• INFORMATION SHOWN:
----------
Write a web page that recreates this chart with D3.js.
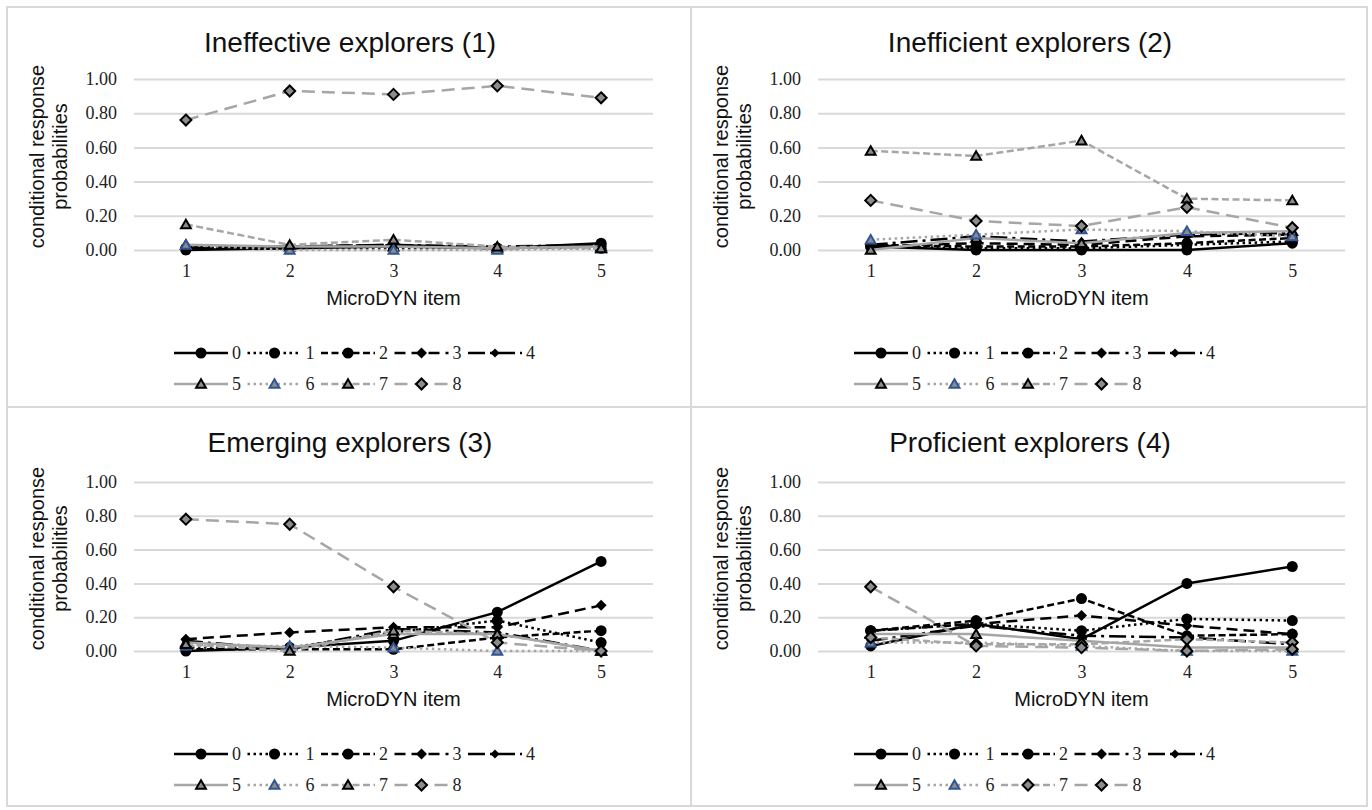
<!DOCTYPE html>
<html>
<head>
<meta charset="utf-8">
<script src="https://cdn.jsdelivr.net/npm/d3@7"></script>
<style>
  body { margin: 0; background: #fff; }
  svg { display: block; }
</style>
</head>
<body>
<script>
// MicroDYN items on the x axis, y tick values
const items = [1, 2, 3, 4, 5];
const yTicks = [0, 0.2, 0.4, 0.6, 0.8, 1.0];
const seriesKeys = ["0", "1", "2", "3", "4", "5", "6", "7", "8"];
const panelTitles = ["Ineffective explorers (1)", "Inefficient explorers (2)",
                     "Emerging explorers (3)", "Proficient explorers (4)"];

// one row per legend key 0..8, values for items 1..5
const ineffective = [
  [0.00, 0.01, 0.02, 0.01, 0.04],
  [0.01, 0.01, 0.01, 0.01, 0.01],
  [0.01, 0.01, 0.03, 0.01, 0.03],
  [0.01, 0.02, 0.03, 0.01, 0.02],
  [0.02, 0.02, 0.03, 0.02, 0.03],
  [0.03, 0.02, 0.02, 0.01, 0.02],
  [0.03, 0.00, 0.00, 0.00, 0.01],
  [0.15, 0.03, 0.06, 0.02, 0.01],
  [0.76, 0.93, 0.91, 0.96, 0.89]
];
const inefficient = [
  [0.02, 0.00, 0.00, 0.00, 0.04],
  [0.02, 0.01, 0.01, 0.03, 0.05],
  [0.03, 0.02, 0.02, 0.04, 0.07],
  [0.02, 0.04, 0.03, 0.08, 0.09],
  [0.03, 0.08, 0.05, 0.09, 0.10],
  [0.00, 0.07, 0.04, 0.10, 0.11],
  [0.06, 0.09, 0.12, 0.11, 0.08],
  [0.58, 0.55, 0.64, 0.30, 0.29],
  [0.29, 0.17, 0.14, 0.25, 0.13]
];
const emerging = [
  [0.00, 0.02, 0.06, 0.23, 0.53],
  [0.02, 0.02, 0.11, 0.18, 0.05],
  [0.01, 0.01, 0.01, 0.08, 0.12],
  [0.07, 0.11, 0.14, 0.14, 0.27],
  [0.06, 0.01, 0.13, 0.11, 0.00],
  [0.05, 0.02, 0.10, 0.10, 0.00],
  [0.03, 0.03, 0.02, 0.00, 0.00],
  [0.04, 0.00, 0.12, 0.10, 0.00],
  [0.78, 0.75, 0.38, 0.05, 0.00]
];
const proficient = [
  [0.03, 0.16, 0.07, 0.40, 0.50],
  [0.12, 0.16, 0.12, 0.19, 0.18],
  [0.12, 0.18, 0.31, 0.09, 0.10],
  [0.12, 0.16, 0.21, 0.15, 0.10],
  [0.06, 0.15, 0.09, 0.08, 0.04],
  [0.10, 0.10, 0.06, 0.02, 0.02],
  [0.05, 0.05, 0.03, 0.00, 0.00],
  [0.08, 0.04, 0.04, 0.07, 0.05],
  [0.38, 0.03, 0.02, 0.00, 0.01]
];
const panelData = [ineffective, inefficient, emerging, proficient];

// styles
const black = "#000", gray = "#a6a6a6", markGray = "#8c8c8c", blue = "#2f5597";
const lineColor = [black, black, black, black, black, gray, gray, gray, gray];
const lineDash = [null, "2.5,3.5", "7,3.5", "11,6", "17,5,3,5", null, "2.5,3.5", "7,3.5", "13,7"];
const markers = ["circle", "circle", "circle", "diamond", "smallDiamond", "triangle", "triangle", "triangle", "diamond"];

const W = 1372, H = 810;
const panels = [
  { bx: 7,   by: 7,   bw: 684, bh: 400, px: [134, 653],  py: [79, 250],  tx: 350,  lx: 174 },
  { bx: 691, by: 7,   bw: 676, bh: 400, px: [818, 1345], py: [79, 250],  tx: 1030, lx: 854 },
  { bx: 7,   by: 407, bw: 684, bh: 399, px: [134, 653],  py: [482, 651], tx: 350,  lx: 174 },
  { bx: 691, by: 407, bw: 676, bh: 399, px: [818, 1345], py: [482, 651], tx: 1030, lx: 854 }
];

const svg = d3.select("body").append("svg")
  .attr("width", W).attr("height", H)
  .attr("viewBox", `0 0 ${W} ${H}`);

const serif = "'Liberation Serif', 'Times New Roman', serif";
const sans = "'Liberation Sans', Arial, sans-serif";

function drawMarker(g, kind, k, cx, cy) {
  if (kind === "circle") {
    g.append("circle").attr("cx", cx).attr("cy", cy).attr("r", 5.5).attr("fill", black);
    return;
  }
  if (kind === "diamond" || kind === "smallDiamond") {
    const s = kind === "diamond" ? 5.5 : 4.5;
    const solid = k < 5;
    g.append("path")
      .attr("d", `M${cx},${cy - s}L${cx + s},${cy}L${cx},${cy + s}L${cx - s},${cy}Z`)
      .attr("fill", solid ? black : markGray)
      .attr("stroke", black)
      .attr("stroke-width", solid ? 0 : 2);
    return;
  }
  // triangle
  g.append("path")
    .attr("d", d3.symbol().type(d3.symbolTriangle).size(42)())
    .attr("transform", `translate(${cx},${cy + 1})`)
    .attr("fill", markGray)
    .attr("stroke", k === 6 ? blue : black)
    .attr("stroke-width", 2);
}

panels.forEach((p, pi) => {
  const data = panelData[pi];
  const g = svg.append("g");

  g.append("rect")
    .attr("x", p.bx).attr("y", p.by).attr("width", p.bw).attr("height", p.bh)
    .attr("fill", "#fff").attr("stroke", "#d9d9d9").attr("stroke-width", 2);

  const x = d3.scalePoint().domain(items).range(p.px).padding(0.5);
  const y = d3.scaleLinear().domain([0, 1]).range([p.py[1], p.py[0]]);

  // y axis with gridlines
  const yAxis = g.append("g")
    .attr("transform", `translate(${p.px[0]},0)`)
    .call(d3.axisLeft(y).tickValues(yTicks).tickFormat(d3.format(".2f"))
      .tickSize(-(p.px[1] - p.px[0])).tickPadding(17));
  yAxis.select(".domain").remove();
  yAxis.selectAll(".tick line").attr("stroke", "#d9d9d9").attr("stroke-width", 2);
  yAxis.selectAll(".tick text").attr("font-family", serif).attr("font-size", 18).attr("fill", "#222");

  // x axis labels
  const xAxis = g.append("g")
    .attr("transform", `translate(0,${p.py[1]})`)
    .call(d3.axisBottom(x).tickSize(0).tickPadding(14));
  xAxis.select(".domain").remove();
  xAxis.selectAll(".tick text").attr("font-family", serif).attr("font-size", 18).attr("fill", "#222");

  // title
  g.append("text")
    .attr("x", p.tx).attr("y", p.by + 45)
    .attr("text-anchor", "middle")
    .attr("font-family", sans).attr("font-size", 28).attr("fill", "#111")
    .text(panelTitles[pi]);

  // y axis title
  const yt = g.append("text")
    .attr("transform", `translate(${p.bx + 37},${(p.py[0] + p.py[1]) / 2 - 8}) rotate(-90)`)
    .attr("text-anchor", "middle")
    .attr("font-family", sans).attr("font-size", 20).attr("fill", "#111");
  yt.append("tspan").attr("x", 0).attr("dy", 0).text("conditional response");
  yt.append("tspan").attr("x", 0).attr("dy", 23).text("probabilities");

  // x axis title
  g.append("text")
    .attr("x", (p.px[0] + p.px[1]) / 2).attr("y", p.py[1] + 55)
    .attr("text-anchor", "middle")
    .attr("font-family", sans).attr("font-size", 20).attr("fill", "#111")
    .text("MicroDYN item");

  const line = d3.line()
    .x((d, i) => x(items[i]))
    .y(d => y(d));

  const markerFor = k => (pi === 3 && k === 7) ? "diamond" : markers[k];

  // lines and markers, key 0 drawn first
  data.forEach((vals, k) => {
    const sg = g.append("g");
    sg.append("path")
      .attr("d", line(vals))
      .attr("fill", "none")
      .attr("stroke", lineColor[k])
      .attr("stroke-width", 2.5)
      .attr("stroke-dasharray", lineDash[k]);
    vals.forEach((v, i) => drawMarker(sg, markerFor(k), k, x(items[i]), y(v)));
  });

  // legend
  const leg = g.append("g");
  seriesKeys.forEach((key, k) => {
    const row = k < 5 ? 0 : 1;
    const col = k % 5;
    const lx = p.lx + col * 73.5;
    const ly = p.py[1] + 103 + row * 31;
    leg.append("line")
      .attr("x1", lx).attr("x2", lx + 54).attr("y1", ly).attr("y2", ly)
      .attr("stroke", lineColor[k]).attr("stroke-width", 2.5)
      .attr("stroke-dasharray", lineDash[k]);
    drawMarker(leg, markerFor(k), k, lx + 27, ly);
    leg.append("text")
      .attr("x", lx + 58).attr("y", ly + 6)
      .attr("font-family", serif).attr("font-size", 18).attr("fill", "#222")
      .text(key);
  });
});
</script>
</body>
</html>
----------
• SHORT PROBLEM: Find the lines holding "with" and list every one.

• TASK RESPONSE:
Write a web page that recreates this chart with D3.js.
  // y axis with gridlines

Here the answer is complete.